Dataset section -
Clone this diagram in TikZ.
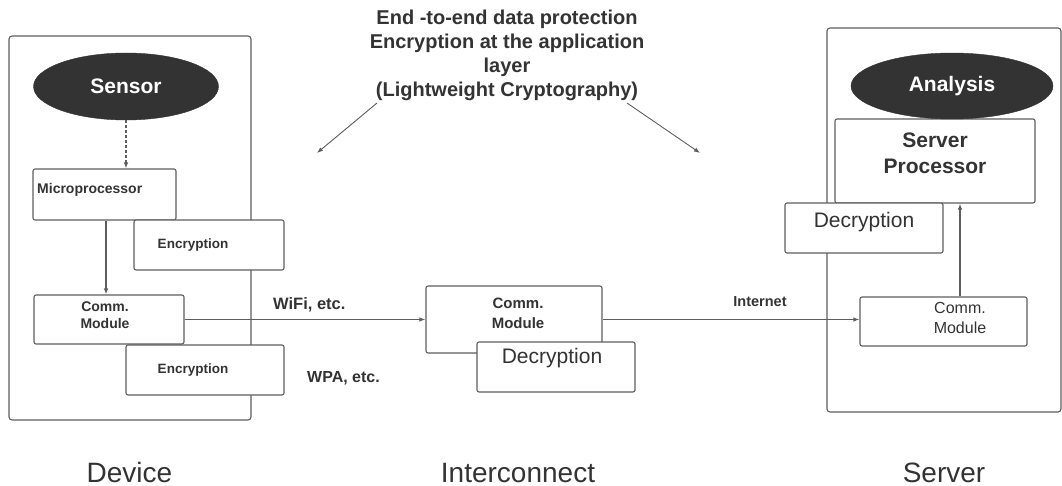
\documentclass[tikz,border=0pt]{standalone}
\usepackage{fontspec}
\setmainfont{Liberation Sans}
\usetikzlibrary{arrows.meta,shapes.geometric}
\definecolor{lc}{HTML}{5E5E5E}
\definecolor{tc}{HTML}{333333}
\definecolor{ef}{HTML}{333333}
\tikzset{
  box/.style={draw=lc, fill=white, rounded corners=2pt, line width=1.1pt, inner sep=0pt},
  cont/.style={draw=lc, rounded corners=3pt, line width=1.1pt, inner sep=0pt},
  blob/.style={ellipse, draw=ef, fill=ef, inner sep=0pt, text=white, font=\fontsize{21}{25}\selectfont\bfseries},
  txt/.style={inner sep=0pt, text=tc, anchor=base},
  conn/.style={draw=lc, line width=1.1pt, -{Latex[length=6pt,width=4.5pt]}},
  bsm/.style={font=\fontsize{14}{17}\selectfont\bfseries},
  big/.style={font=\fontsize{21}{25}\selectfont},
}
\begin{document}
\begin{tikzpicture}[x=1pt,y=-1pt]
\useasboundingbox (0,0) rectangle (1062,486);

% containers
\node[cont, minimum width=242, minimum height=384] (dev) at (130,228) {};
\node[cont, minimum width=234, minimum height=384] (srv) at (944,220) {};

% device
\node[blob, minimum width=185, minimum height=67] (sensor) at (126,86.5) {Sensor};
\node[box, minimum width=143, minimum height=51] (mp) at (104.5,194.5) {};
\node[txt, bsm, anchor=base west] (mpt) at (37,194) {Microprocessor};
\node[box, minimum width=150, minimum height=50] (enc1) at (209,245) {};
\node[txt, font=\fontsize{13.5}{16}\selectfont\bfseries] (enc1t) at (193,248) {Encryption};
\node[box, minimum width=150, minimum height=49] (cm1) at (109,319.5) {};
\node[txt, bsm] (cm1a) at (105,311) {Comm.};
\node[txt, bsm] (cm1b) at (105,328) {Module};
\node[box, minimum width=158, minimum height=50] (enc2) at (205,370) {};
\node[txt, font=\fontsize{13.5}{16}\selectfont\bfseries] (enc2t) at (193,373) {Encryption};

% interconnect
\node[box, minimum width=176, minimum height=67] (ic) at (514,319.5) {};
\node[txt, font=\fontsize{15}{18}\selectfont\bfseries] (ica) at (518,308) {Comm.};
\node[txt, font=\fontsize{15}{18}\selectfont\bfseries] (icb) at (518,328) {Module};
\node[box, minimum width=158, minimum height=50] (dec) at (556,367) {};
\node[txt, big] (dect) at (552,363) {Decryption};

% server
\node[box, minimum width=200, minimum height=84] (sp) at (935,161) {};
\node[txt, font=\fontsize{21}{25}\selectfont\bfseries] (spa) at (935,148) {Server};
\node[txt, font=\fontsize{21}{25}\selectfont\bfseries] (spb) at (935,174) {Processor};
\node[blob, minimum width=202, minimum height=66] (ana) at (952,86) {Analysis};
\node[box, minimum width=158, minimum height=50] (sdec) at (864,228) {};
\node[txt, big] (sdect) at (864,228) {Decryption};
\node[box, minimum width=167, minimum height=49] (scm) at (943.5,321.5) {};
\node[txt, font=\fontsize{16}{19}\selectfont] (scma) at (960,313) {Comm.};
\node[txt, font=\fontsize{16}{19}\selectfont] (scmb) at (960,333) {Module};

% labels
\node[txt, anchor=base west, font=\fontsize{16.5}{20}\selectfont\bfseries] (wifi) at (273,309) {WiFi, etc.};
\node[txt, anchor=base west, font=\fontsize{16}{19}\selectfont\bfseries] (wpa) at (307,382) {WPA, etc.};
\node[txt, font=\fontsize{14.5}{17}\selectfont\bfseries] (inet) at (760,306) {Internet};
\node[inner sep=0pt, text=tc, anchor=north, align=center, font=\fontsize{20}{24}\selectfont\bfseries] (top) at (507,9.5)
  {End -to-end data protection\\Encryption at the application\\layer\\(Lightweight Cryptography)};

\node[txt, font=\fontsize{28}{32}\selectfont] (ldev) at (129.5,482) {Device};
\node[txt, font=\fontsize{28}{32}\selectfont] (lic) at (518,482) {Interconnect};
\node[txt, font=\fontsize{28}{32}\selectfont] (lsrv) at (944,482) {Server};

% connectors
\draw[conn, dash pattern=on 3pt off 2pt] (sensor.south) -- (sensor.south |- mp.north);
\draw[conn] ([xshift=1.5pt]mp.south) -- ([xshift=1.5pt]mp.south |- cm1.north);
\draw[conn] (cm1.east) -- (ic.west);
\draw[conn] (ic.east) -- (ic.east -| scm.west);
\draw[conn] ([xshift=16.5pt]scm.north) -- ([xshift=16.5pt]scm.north |- sp.south);

\coordinate (l0) at (377,103);
\coordinate (l1) at (317,153);
\coordinate (r0) at (627,103);
\coordinate (r1) at (700,153);
\draw[conn, line width=0.9pt] (l0) -- (l1);
\draw[conn, line width=0.9pt] (r0) -- (r1);
\end{tikzpicture}
\end{document}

What you are asked to do - Transcribe the listing in full. Omit the pictures and keep every line exact.

Complete output -
Clone this diagram in TikZ.
\documentclass[tikz,border=0pt]{standalone}
\usepackage{fontspec}
\setmainfont{Liberation Sans}
\usetikzlibrary{arrows.meta,shapes.geometric}
\definecolor{lc}{HTML}{5E5E5E}
\definecolor{tc}{HTML}{333333}
\definecolor{ef}{HTML}{333333}
\tikzset{
  box/.style={draw=lc, fill=white, rounded corners=2pt, line width=1.1pt, inner sep=0pt},
  cont/.style={draw=lc, rounded corners=3pt, line width=1.1pt, inner sep=0pt},
  blob/.style={ellipse, draw=ef, fill=ef, inner sep=0pt, text=white, font=\fontsize{21}{25}\selectfont\bfseries},
  txt/.style={inner sep=0pt, text=tc, anchor=base},
  conn/.style={draw=lc, line width=1.1pt, -{Latex[length=6pt,width=4.5pt]}},
  bsm/.style={font=\fontsize{14}{17}\selectfont\bfseries},
  big/.style={font=\fontsize{21}{25}\selectfont},
}
\begin{document}
\begin{tikzpicture}[x=1pt,y=-1pt]
\useasboundingbox (0,0) rectangle (1062,486);

% containers
\node[cont, minimum width=242, minimum height=384] (dev) at (130,228) {};
\node[cont, minimum width=234, minimum height=384] (srv) at (944,220) {};

% device
\node[blob, minimum width=185, minimum height=67] (sensor) at (126,86.5) {Sensor};
\node[box, minimum width=143, minimum height=51] (mp) at (104.5,194.5) {};
\node[txt, bsm, anchor=base west] (mpt) at (37,194) {Microprocessor};
\node[box, minimum width=150, minimum height=50] (enc1) at (209,245) {};
\node[txt, font=\fontsize{13.5}{16}\selectfont\bfseries] (enc1t) at (193,248) {Encryption};
\node[box, minimum width=150, minimum height=49] (cm1) at (109,319.5) {};
\node[txt, bsm] (cm1a) at (105,311) {Comm.};
\node[txt, bsm] (cm1b) at (105,328) {Module};
\node[box, minimum width=158, minimum height=50] (enc2) at (205,370) {};
\node[txt, font=\fontsize{13.5}{16}\selectfont\bfseries] (enc2t) at (193,373) {Encryption};

% interconnect
\node[box, minimum width=176, minimum height=67] (ic) at (514,319.5) {};
\node[txt, font=\fontsize{15}{18}\selectfont\bfseries] (ica) at (518,308) {Comm.};
\node[txt, font=\fontsize{15}{18}\selectfont\bfseries] (icb) at (518,328) {Module};
\node[box, minimum width=158, minimum height=50] (dec) at (556,367) {};
\node[txt, big] (dect) at (552,363) {Decryption};

% server
\node[box, minimum width=200, minimum height=84] (sp) at (935,161) {};
\node[txt, font=\fontsize{21}{25}\selectfont\bfseries] (spa) at (935,148) {Server};
\node[txt, font=\fontsize{21}{25}\selectfont\bfseries] (spb) at (935,174) {Processor};
\node[blob, minimum width=202, minimum height=66] (ana) at (952,86) {Analysis};
\node[box, minimum width=158, minimum height=50] (sdec) at (864,228) {};
\node[txt, big] (sdect) at (864,228) {Decryption};
\node[box, minimum width=167, minimum height=49] (scm) at (943.5,321.5) {};
\node[txt, font=\fontsize{16}{19}\selectfont] (scma) at (960,313) {Comm.};
\node[txt, font=\fontsize{16}{19}\selectfont] (scmb) at (960,333) {Module};

% labels
\node[txt, anchor=base west, font=\fontsize{16.5}{20}\selectfont\bfseries] (wifi) at (273,309) {WiFi, etc.};
\node[txt, anchor=base west, font=\fontsize{16}{19}\selectfont\bfseries] (wpa) at (307,382) {WPA, etc.};
\node[txt, font=\fontsize{14.5}{17}\selectfont\bfseries] (inet) at (760,306) {Internet};
\node[inner sep=0pt, text=tc, anchor=north, align=center, font=\fontsize{20}{24}\selectfont\bfseries] (top) at (507,9.5)
  {End -to-end data protection\\Encryption at the application\\layer\\(Lightweight Cryptography)};

\node[txt, font=\fontsize{28}{32}\selectfont] (ldev) at (129.5,482) {Device};
\node[txt, font=\fontsize{28}{32}\selectfont] (lic) at (518,482) {Interconnect};
\node[txt, font=\fontsize{28}{32}\selectfont] (lsrv) at (944,482) {Server};

% connectors
\draw[conn, dash pattern=on 3pt off 2pt] (sensor.south) -- (sensor.south |- mp.north);
\draw[conn] ([xshift=1.5pt]mp.south) -- ([xshift=1.5pt]mp.south |- cm1.north);
\draw[conn] (cm1.east) -- (ic.west);
\draw[conn] (ic.east) -- (ic.east -| scm.west);
\draw[conn] ([xshift=16.5pt]scm.north) -- ([xshift=16.5pt]scm.north |- sp.south);

\coordinate (l0) at (377,103);
\coordinate (l1) at (317,153);
\coordinate (r0) at (627,103);
\coordinate (r1) at (700,153);
\draw[conn, line width=0.9pt] (l0) -- (l1);
\draw[conn, line width=0.9pt] (r0) -- (r1);
\end{tikzpicture}
\end{document}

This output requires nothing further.